The Bladensburg Peace Cross is a 40-foot stone cross erected in 1925 in Prince George’s County, Maryland. The Maryland-National Capital Park and Planning Commission has performed regular maintenance around the monument since 1961, as it is located on a median in the middle of a public road. This, the American Humanist Association has argued, is entangling government unnecessarily with religion.


Atheist and secular campaigners have contend that because of the cruciform shape of the monument, its display and maintenance on public land constitutes a public affirmation of religion.


Under questioning by the justices, the Supreme Court heard Wednesday that there was a legitimate, historical context to the monument, and that the cross shape was commonly used at the time to honor those killed in wars.


A lawyer representing the park commission pointed out that the court had previously ruled that in certain cases religious symbols may be appropriate to for public display, depending on context.

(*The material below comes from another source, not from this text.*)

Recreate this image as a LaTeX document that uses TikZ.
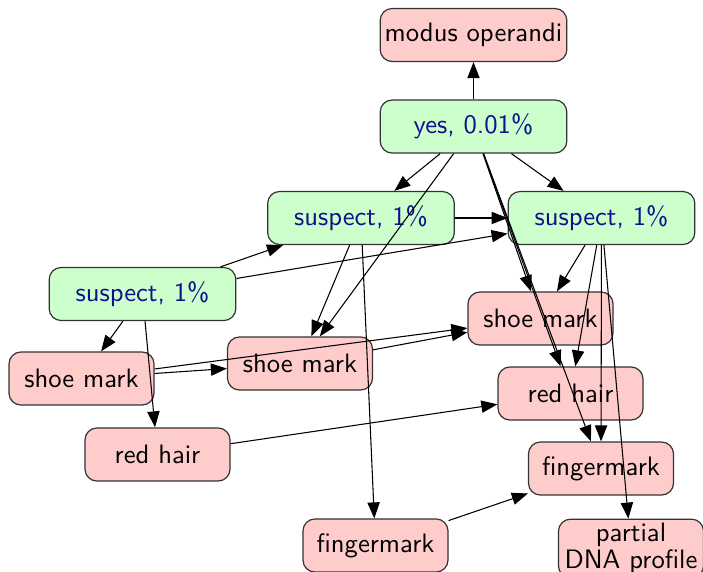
\documentclass[tikz,border=0pt]{standalone}
\usetikzlibrary{arrows.meta}
\definecolor{hypfill}{HTML}{CCFFCC}
\definecolor{evfill}{HTML}{FFCCCC}
\definecolor{hyptext}{RGB}{16,16,140}
\definecolor{boxline}{HTML}{333333}
\tikzset{
  hyp/.style={draw=boxline, fill=hypfill, rounded corners=4.5pt, line width=0.45pt,
    minimum width=70pt, minimum height=19.9pt, inner sep=1pt,
    text=hyptext, font=\sffamily},
  ev/.style={draw=boxline, fill=evfill, rounded corners=4.5pt, line width=0.45pt,
    minimum width=54.4pt, minimum height=19.9pt, inner sep=1pt,
    text=black, font=\sffamily},
  link/.style={draw=black, line width=0.4pt, -{Triangle[length=6pt,width=4.6pt]}}
}
\begin{document}
\begin{tikzpicture}[x=0.375pt,y=-0.375pt]
\useasboundingbox (0,0) rectangle (703,571);
% hypothesis nodes
\node[hyp] (yes) at (473.5,126.5) {yes, 0.01\%};
\node[hyp] (sa)  at (361,218)     {suspect, 1\%};
\node[hyp] (sb)  at (601.5,218)   {suspect, 1\%};
\node[hyp] (sc)  at (142.5,294)   {suspect, 1\%};
% evidence nodes
\node[ev, minimum width=70pt] (mo) at (473.5,35) {modus operandi};
\node[ev] (shoeA) at (81.5,378.5)  {shoe mark};
\node[ev] (shoeB) at (300,363.5)   {shoe mark};
\node[ev] (shoeC) at (540.5,318.5) {shoe mark};
\node[ev] (hairA) at (157.5,454.5) {red hair};
\node[ev] (hairB) at (570.5,393.5) {red hair};
\node[ev] (fingA) at (601,468.5)   {fingermark};
\node[ev] (fingB) at (375.5,545.5) {fingermark};
\node[ev, align=center, inner sep=0.5pt, minimum height=22pt] (dna) at (631,548.5)
  {partial\\[-2pt]DNA profile};
% dependencies
\draw[link] (yes) -- (mo);
\draw[link] (yes) -- (sa);
\draw[link] (yes) -- (sb);
\draw[link] (yes) -- (shoeB);
\draw[link] (yes) -- (shoeC);
\draw[link] (yes) -- (hairB);
\draw[link] (yes) -- (fingA);
\draw[link] (sa) -- (sb);
\draw[link] (sa) -- (shoeB);
\draw[link] (sa) -- (fingB);
\draw[link] (sc) -- (sa);
\draw[link] (sc) -- (sb);
\draw[link] (sc) -- (shoeA);
\draw[link] (sc) -- (hairA);
\draw[link] (shoeA) -- (shoeB);
\draw[link] (shoeA) -- (shoeC);
\draw[link] (shoeB) -- (shoeC);
\draw[link] (hairA) -- (hairB);
\draw[link] (sb) -- (shoeC);
\draw[link] (sb) -- (hairB);
\draw[link] (sb) -- (fingA);
\draw[link] (sb) -- (dna);
\draw[link] (fingB) -- (fingA);
\end{tikzpicture}
\end{document}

Members of the court appeared to acknowledge that attitudes have changed since the Bladensburg Peace Cross was first erected.


“History counts,” said Justice Stephen Breyer, who suggested that while a similar monument would not be appropriate in the modern context, that did not mean that all past monuments should be taken down.


Justice Elena Kagan agreed that for many people, a cross is a “very natural way” for people to mourn those who have died, and that it carries a different meaning in the context of World War I.


There are numerous other cross-shaped monuments on public land, including at Arlington National Cemetery.


The American Humanist Association and a small number of Prince George’s County residents filed suit against the park and planning commission and the American Legion in 2014, and argued that a cross-shaped monument on public land was a violation of the First Amendment’s Establishment Clause.


The two cases were consolidated into one when the Supreme Court granted certiorari and agreed to hear the case.


The lawsuit was originally brought in 2014 and rejected by the District Court, which held that it was “uncontroverted” that the maintenance and display of the memorial was not “driven by a religious purpose whatsoever.”


In 2017, the Fourth Circuit Court of Appeals ruled that the monument was unconstitutional. In November of 2018, the Supreme Court granted certiorari.


The monument’s construction was funded by mothers of the dead servicemen as well as the American Legion. The cross contains a plaque bearing the names of 49 Prince George’s County men who were killed in the war.


The American Legion’s logo is featured prominently on the cross, along with the words “valor,” “endurance,” “devotion” and “wisdom.”


Aside from the shape, there are no explicit references to any Judeo-Christian religion, such as Bible verses or other inscriptions, on the monument.


The American Legion hosts secular and patriotic events around the monument, but religious ceremonies have not been held at the peace cross in nearly nine decades.


A decision in the case is expected by June.